Me inclino ante tus tetas naranjas, sí. Genuflexión, genuflexión, y eso que sólo me interesan las mías, pero qué importa ese detalle. He obtenido una excusa para contenerme una semana y pasar de refilón otro post quejicoso. Adriana Bañares publicaba esta entrada que me dejó pensativa: ¿es verdad? ¿es una crítica? ¿es ironía fina? ¿un lamento, tal vez? Hasta el comentario que pongo arriba, entonces ya me quedó claro. No soy la única. Tampoco es un consuelo. Semana de atasco en la que había auto-prometido ser normal: intentar una reseña de algún libro que acabo de leer, escribir algo de actualidad... cualquier cosa, para no repetir la pesadez bloguera de quejas, y lloro, y me quejo y me quejo, calla ya por favor, ¡pum! patada en la vagina.
Es cansino, pero tenéis que perdonarme, no me doy cuenta. Pienso el post un minuto o un mes, lo publico y me olvido. Leído todo junto, uno tras otro, empieza a ser estomagante.

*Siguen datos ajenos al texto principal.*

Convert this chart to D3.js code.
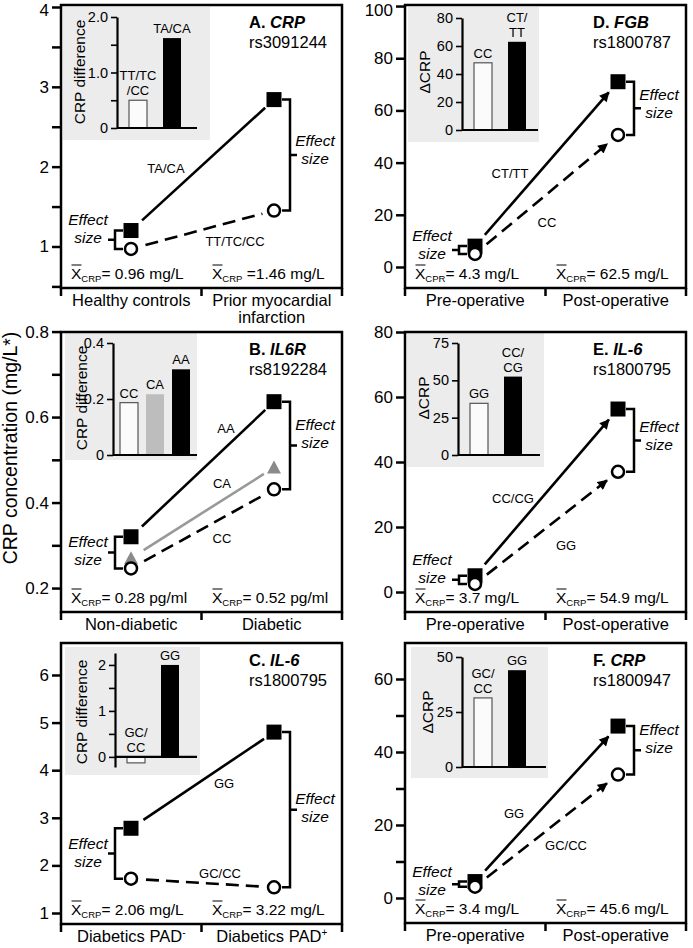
<!DOCTYPE html>
<html>
<head>
<meta charset="utf-8">
<script src="https://cdn.jsdelivr.net/npm/d3@7"></script>
<style>
  html, body { margin: 0; padding: 0; background: #fff; }
  svg { display: block; }
</style>
</head>
<body>
<svg id="fig" width="693" height="948"></svg>
<script>
/* DATA */
const panelLetters = ["A", "B", "C", "D", "E", "F"]
const geneNames = ["CRP", "IL6R", "IL-6", "FGB", "IL-6", "CRP"]
const snpIds = ["rs3091244", "rs8192284", "rs1800795", "rs1800787", "rs1800795", "rs1800947"]

const categoryLabels = [
  ["Healthy controls", "Prior myocardial\ninfarction"],
  ["Non-diabetic", "Diabetic"],
  ["Diabetics PAD^-", "Diabetics PAD^+"],
  ["Pre-operative", "Post-operative"],
  ["Pre-operative", "Post-operative"],
  ["Pre-operative", "Post-operative"]
]

const meanSubscripts = ["CRP", "CRP", "CRP", "CPR", "CRP", "CRP"]
const meanTexts = [
  ["= 0.96 mg/L", " =1.46 mg/L"],
  ["= 0.28 pg/ml", "= 0.52 pg/ml"],
  ["= 2.06 mg/L", "= 3.22 mg/L"],
  ["= 4.3 mg/L", "= 62.5 mg/L"],
  ["= 3.7 mg/L", "= 54.9 mg/L"],
  ["= 3.4 mg/L", "= 45.6 mg/L"]
]

// first genotype = filled square + solid line, last = open circle + dashed line, middle = grey triangle
const seriesNames = [
  ["TA/CA", "TT/TC/CC"],
  ["AA", "CA", "CC"],
  ["GG", "GC/CC"],
  ["CT/TT", "CC"],
  ["CC/CG", "GG"],
  ["GG", "GC/CC"]
]
const seriesValues = [
  [[1.2, 2.84], [0.97, 1.45]],
  [[0.32, 0.636], [0.27, 0.482], [0.246, 0.431]],
  [[2.78, 4.8], [1.72, 1.54]],
  [[8, 71], [5, 50.6]],
  [[5.0, 56.3], [2.5, 37]],
  [[4.5, 47.1], [3.1, 33.8]]
]

// inset bar charts (left bar white, right bar black, middle grey)
const insetGenotypes = [
  ["TT/TC\n/CC", "TA/CA"],
  ["CC", "CA", "AA"],
  ["GC/\nCC", "GG"],
  ["CC", "CT/\nTT"],
  ["GG", "CC/\nCG"],
  ["GC/\nCC", "GG"]
]
const insetValues = [
  [0.5, 1.62],
  [0.187, 0.217, 0.306],
  [-0.13, 2.0],
  [48, 63],
  [34.6, 52.5],
  [31.4, 44]
]
const insetTitles = ["CRP difference", "CRP difference", "CRP difference", "\u0394CRP", "\u0394CRP", "\u0394CRP"]

// axes
const yDomains = [[0.48, 4.025], [0.144, 0.799], [0.769, 6.672], [-8.05, 100.4], [-6.15, 80], [-6.85, 69.86]]
const yTicks = [[1, 2, 3, 4], [0.2, 0.4, 0.6, 0.8], [1, 2, 3, 4, 5, 6], [0, 20, 40, 60, 80, 100], [0, 20, 40, 60, 80], [0, 20, 40, 60]]
const yMinorTicks = [[0.5, 1.5, 2.5, 3.5], [0.3, 0.5, 0.7], [], [], [], [10, 30, 50]]

const insetDomains = [[0, 2], [0, 0.4], [-0.22, 2.26], [0, 80], [0, 75], [0, 50]]
const insetTicks = [[0, 1, 2], [0, 0.2, 0.4], [0, 1, 2], [0, 20, 40, 60, 80], [0, 25, 50, 75], [0, 25, 50]]
const insetTickLabels = [["0", "1.0", "2.0"], ["0", "0.2", "0.4"], ["0", "1", "2"], ["0", "20", "40", "60", "80"], ["0", "25", "50", "75"], ["0", "25", "50"]]
const insetMinorTicks = [[0.5, 1.5], [], [0.5, 1.5], [], [], []]

/* LAYOUT */
const FONT = "'Liberation Sans', Arial, Helvetica, sans-serif"

const frames = [
  { x0: 61, x1: 342, y0: 5, y1: 288 },
  { x0: 61, x1: 342, y0: 332, y1: 612 },
  { x0: 61, x1: 342, y0: 643, y1: 924 },
  { x0: 405, x1: 686, y0: 5, y1: 288 },
  { x0: 405, x1: 686, y0: 332, y1: 612 },
  { x0: 405, x1: 686, y0: 643, y1: 923 }
]
const insetBoxes = [
  { x: 63, y: 7, w: 147, h: 133, ax: 117, axEnd: 197, r: [128, 17] },
  { x: 65, y: 333, w: 132, h: 127, ax: 113, axEnd: 197, r: [455, 343] },
  { x: 65, y: 647, w: 135, h: 128, ax: 115, axEnd: 197, r: [767, 653] },
  { x: 408, y: 7, w: 131, h: 135, ax: 462, axEnd: 538, r: [130, 18] },
  { x: 407, y: 333, w: 137, h: 134, ax: 458, axEnd: 540, r: [455, 343] },
  { x: 411, y: 647, w: 137, h: 131, ax: 462, axEnd: 546, r: [767, 657] }
]
// genotype label centres, relative to the frame's top-left corner
const labelSpots = [
  [[105, 163], [174, 236]],
  [[165, 96], [161, 151], [161, 206]],
  [[163, 140], [159, 230]],
  [[105, 168], [142, 217]],
  [[108, 166], [161, 213]],
  [[109, 170], [161, 202]]
]
// baseline of "Effect" relative to the bracket's middle tick: [left bracket, right bracket]
const effectShift = [[-15, -9], [-6, -15], [-5, -6], [-9, -8], [-15, -8], [-7, -15]]
const withArrows = [false, false, false, true, true, true]

const svg = d3.select('#fig').attr('font-family', FONT)

svg.append('defs').append('marker')
  .attr('id', 'head')
  .attr('viewBox', '0 0 10 10')
  .attr('refX', 9).attr('refY', 5)
  .attr('markerWidth', 11).attr('markerHeight', 10)
  .attr('markerUnits', 'userSpaceOnUse')
  .attr('orient', 'auto')
  .append('path').attr('d', 'M0,0L10,5L0,10Z').attr('fill', '#000')

// pull both ends of a segment in, so the line stops short of the symbols
function shorten(x1, y1, x2, y2, a, b) {
  const dx = x2 - x1, dy = y2 - y1, len = Math.hypot(dx, dy)
  return [x1 + dx * a / len, y1 + dy * a / len, x2 - dx * b / len, y2 - dy * b / len]
}

function drawPanel(p) {
  const fr = frames[p], box = insetBoxes[p]
  const g = svg.append('g')

  const y = d3.scaleLinear().domain(yDomains[p]).range([fr.y1, fr.y0])
  const band = d3.scaleBand().domain([0, 1]).range([fr.x0, fr.x1])
  const x = d3.scalePoint().domain([0, 1]).range([fr.x0 + 70, fr.x0 + 213])

  // --- inset bar chart ---
  g.append('rect')
    .attr('x', box.x).attr('y', box.y)
    .attr('width', box.w).attr('height', box.h)
    .attr('fill', '#ececec')

  const iy = d3.scaleLinear().domain(insetDomains[p]).range(box.r)
  const names = insetGenotypes[p], n = names.length
  const step = n === 3 ? 26 : 34, start = n === 3 ? 7 : 12
  const ix = d3.scaleBand().domain(d3.range(n))
    .range([box.ax + start, box.ax + start + (n - 1) * step + 18])
    .paddingInner(1 - 18 / step).paddingOuter(0)

  const barFill = i => i === n - 1 ? '#000' : (i === 0 ? '#fbfbfb' : '#bdbdbd')

  g.selectAll(null)
    .data(insetValues[p])
    .join('rect')
    .attr('x', (d, i) => ix(i))
    .attr('width', ix.bandwidth())
    .attr('y', d => iy(Math.max(0, d)))
    .attr('height', d => Math.abs(iy(d) - iy(0)))
    .attr('fill', (d, i) => barFill(i))
    .attr('stroke', (d, i) => i === 0 ? '#555' : 'none')
    .attr('stroke-width', 1.2)

  insetValues[p].forEach((v, i) => {
    const lines = names[i].split('\n')
    const top = iy(Math.max(0, v))
    lines.forEach((ln, k) => {
      g.append('text')
        .attr('x', ix(i) + ix.bandwidth() / 2)
        .attr('y', top - 5 - (lines.length - 1 - k) * 15)
        .attr('text-anchor', 'middle')
        .attr('font-size', 13)
        .text(ln)
    })
  })

  const ia = g.append('g')
    .attr('transform', `translate(${box.ax},0)`)
    .call(d3.axisLeft(iy).tickValues(insetTicks[p]).tickSize(6).tickSizeOuter(0).tickPadding(3)
      .tickFormat((d, i) => insetTickLabels[p][i]))
  ia.select('.domain').attr('stroke-width', 2.2)
  ia.selectAll('line').attr('stroke-width', 1.6)
  ia.selectAll('text').attr('font-size', 14.5).attr('font-family', FONT)

  if (insetMinorTicks[p].length) {
    g.append('g')
      .attr('transform', `translate(${box.ax},0)`)
      .call(d3.axisLeft(iy).tickValues(insetMinorTicks[p]).tickSize(6).tickFormat(''))
      .call(a => a.select('.domain').remove())
      .selectAll('line').attr('stroke-width', 1.6)
  }

  g.append('line')
    .attr('x1', box.ax).attr('x2', box.axEnd)
    .attr('y1', iy(0)).attr('y2', iy(0))
    .attr('stroke', '#000').attr('stroke-width', 2.2)

  g.append('text')
    .attr('transform', `translate(${box.x + 22},${box.y + 65}) rotate(-90)`)
    .attr('text-anchor', 'middle')
    .attr('font-size', 15.5)
    .text(insetTitles[p])

  // --- frame and axes ---
  g.append('rect')
    .attr('x', fr.x0).attr('y', fr.y0)
    .attr('width', fr.x1 - fr.x0).attr('height', fr.y1 - fr.y0)
    .attr('fill', 'none').attr('stroke', '#000').attr('stroke-width', 2.5)

  const ya = g.append('g')
    .attr('transform', `translate(${fr.x0},0)`)
    .call(d3.axisLeft(y).tickValues(yTicks[p]).tickSize(9).tickPadding(3).tickFormat(d => d))
  ya.select('.domain').remove()
  ya.selectAll('line').attr('stroke-width', 2.5)
  // keep the topmost labels inside the page
  ya.selectAll('text').attr('font-size', 17).attr('font-family', FONT)
    .attr('y', d => Math.max(0, 10 - y(d)))

  if (yMinorTicks[p].length) {
    g.append('g')
      .attr('transform', `translate(${fr.x0},0)`)
      .call(d3.axisLeft(y).tickValues(yMinorTicks[p]).tickSize(9).tickFormat(''))
      .call(a => a.select('.domain').remove())
      .selectAll('line').attr('stroke-width', 2.5)
  }

  g.selectAll(null)
    .data([band(0), band(1), fr.x1])
    .join('line')
    .attr('x1', d => d).attr('x2', d => d)
    .attr('y1', fr.y1).attr('y2', fr.y1 + 8)
    .attr('stroke', '#000').attr('stroke-width', 2.5)

  categoryLabels[p].forEach((lab, i) => {
    const cx = band(i) + band.bandwidth() / 2
    const t = g.append('text')
      .attr('x', cx).attr('y', fr.y1 + 18)
      .attr('text-anchor', 'middle')
      .attr('font-size', 16.5)
    lab.split('\n').forEach((line, k) => {
      const parts = line.split('^')
      t.append('tspan').attr('x', cx).attr('dy', k ? 17 : 0).text(parts[0])
      if (parts[1]) t.append('tspan').attr('font-size', 10).attr('dy', -6).text(parts[1])
    })
  })

  // --- genotype lines ---
  const vals = seriesValues[p], ns = vals.length
  const role = s => s === 0 ? 'hi' : (s === ns - 1 ? 'lo' : 'mid')

  vals.forEach((v, s) => {
    const c = shorten(x(0), y(v[0]), x(1), y(v[1]), 15, withArrows[p] ? 14 : 12)
    const ln = g.append('line')
      .attr('x1', c[0]).attr('y1', c[1]).attr('x2', c[2]).attr('y2', c[3])
      .attr('stroke', role(s) === 'mid' ? '#999' : '#000')
      .attr('stroke-width', 2.6)
      .attr('stroke-dasharray', role(s) === 'lo' ? '13,7' : null)
    if (withArrows[p]) ln.attr('marker-end', 'url(#head)')
  })

  vals.forEach((v, s) => {
    const r = role(s)
    v.forEach((val, i) => {
      const cx = x(i), cy = y(val)
      if (r === 'hi') {
        g.append('rect').attr('x', cx - 7.5).attr('y', cy - 7.5)
          .attr('width', 15).attr('height', 15).attr('fill', '#000')
      } else if (r === 'mid') {
        g.append('path').attr('d', `M${cx - 7},${cy + 6}L${cx + 7},${cy + 6}L${cx},${cy - 7}Z`)
          .attr('fill', '#8a8a8a')
      }
    })
  })
  vals[ns - 1].forEach((val, i) => {
    g.append('circle').attr('cx', x(i)).attr('cy', y(val)).attr('r', 6)
      .attr('fill', '#fff').attr('stroke', '#000').attr('stroke-width', 2.5)
  })

  seriesNames[p].forEach((nm, s) => {
    g.append('text')
      .attr('x', fr.x0 + labelSpots[p][s][0])
      .attr('y', fr.y0 + labelSpots[p][s][1])
      .attr('dy', '0.35em')
      .attr('text-anchor', 'middle')
      .attr('font-size', 13)
      .text(nm)
  })

  // --- effect size brackets ---
  ;[0, 1].forEach(i => {
    const dir = i === 0 ? -1 : 1
    const bx = x(i) + dir * 16, ex = x(i) + dir * 8
    const ya1 = y(vals[0][i]), yb1 = y(vals[ns - 1][i]), ym = (ya1 + yb1) / 2
    g.append('path')
      .attr('d', `M${ex},${ya1}H${bx}V${yb1}H${ex}M${bx},${ym}H${bx + dir * 7}`)
      .attr('fill', 'none').attr('stroke', '#000').attr('stroke-width', 2.5)
    const tx = bx + dir * (i === 0 ? 27 : 25)
    const ty = ym + effectShift[p][i]
    ;['Effect', 'size'].forEach((w, k) => {
      g.append('text')
        .attr('x', tx).attr('y', ty + k * 18)
        .attr('text-anchor', 'middle')
        .attr('font-size', 15.5).attr('font-style', 'italic')
        .text(w)
    })
  })

  // --- panel title ---
  const tt = g.append('text')
    .attr('x', fr.x0 + 188).attr('y', fr.y0 + 23)
    .attr('font-size', 16.5).attr('font-weight', 'bold')
  tt.append('tspan').text(panelLetters[p] + '. ')
  tt.append('tspan').attr('font-style', 'italic').text(geneNames[p])
  g.append('text')
    .attr('x', fr.x0 + 188).attr('y', fr.y0 + 43)
    .attr('font-size', 16.5)
    .text(snpIds[p])

  // --- group means ---
  ;[10, 151].forEach((off, i) => {
    const mx = fr.x0 + off, my = fr.y1 - 9
    const t = g.append('text').attr('x', mx).attr('y', my).attr('font-size', 15.5)
    t.append('tspan').text('X')
    t.append('tspan').attr('font-size', 9.5).attr('dy', 3).text(meanSubscripts[p])
    t.append('tspan').attr('dy', -3).text(meanTexts[p][i])
    g.append('line')
      .attr('x1', mx + 0.5).attr('x2', mx + 10.5)
      .attr('y1', my - 14).attr('y2', my - 14)
      .attr('stroke', '#000').attr('stroke-width', 1)
  })
}

d3.range(6).forEach(drawPanel)

svg.append('text')
  .attr('transform', 'translate(17,448) rotate(-90)')
  .attr('text-anchor', 'middle')
  .attr('font-size', 19.5)
  .text('CRP concentration (mg/L*)')
</script>
</body>
</html>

El post llega en pleno fragor de un relato de no-ficción que tenía entre manos. Toda la historia junta, los porqué y cómo, el significado de mi pseudónimo, etc. Claro, detallado y todo junto, para no quejarse más. Entonces, he descubierto una novedad recién publicada que me ha helado la sangre: la portada de una maldita nueva novela, no diré de quién, es casi idéntica a la que he hecho para un libro en proceso.
Es una sensación agridulce difícil de entender para la industria literaria. Es el pellizco en las tripas porque mi portada nunca verá la luz. Y porque yo misma he realizado la fotografía y la he retocado. Estoy segura que el autor de dicha novela ni siquiera sabe abrir el Photoshop.
Aceptemos que es cosa del inconsciente colectivo que está encrespado con tanta acceso a la información. La creatividad fluye y choca entre sí, porque hay tanta gente explicando tantas ideas al mismo tiempo, que alguna debe parecerse de manera inevitable.
Pero es una cuestión de tripas que se revuelven. Recuerdo entonces un poema, de un libro publicado en 2006. Tampoco diré autor (más o menos conocido). Encontré por casualidad aquellos versos, que leí vorazmente porque llevaban el mismo título que uno mío. Mismo título, mismos versos, una coma cambiada de sitio y una palabra sustituída por su sinónimo. Un plagio en toda regla de mi poema, incluído a su vez en un libro de 2003, SIN PUBLICAR pero sí registrado. Curiosamente, enviado a un certamen en el que este autor era jurado.
A quién se protesta en estos casos. ¿Vale de algo protestar? ¿Y cuántos poemas como ese no andaran ya publicados, sin que yo lo sepa?
La poesía da dolor de tripas. Sobre todo por hambre.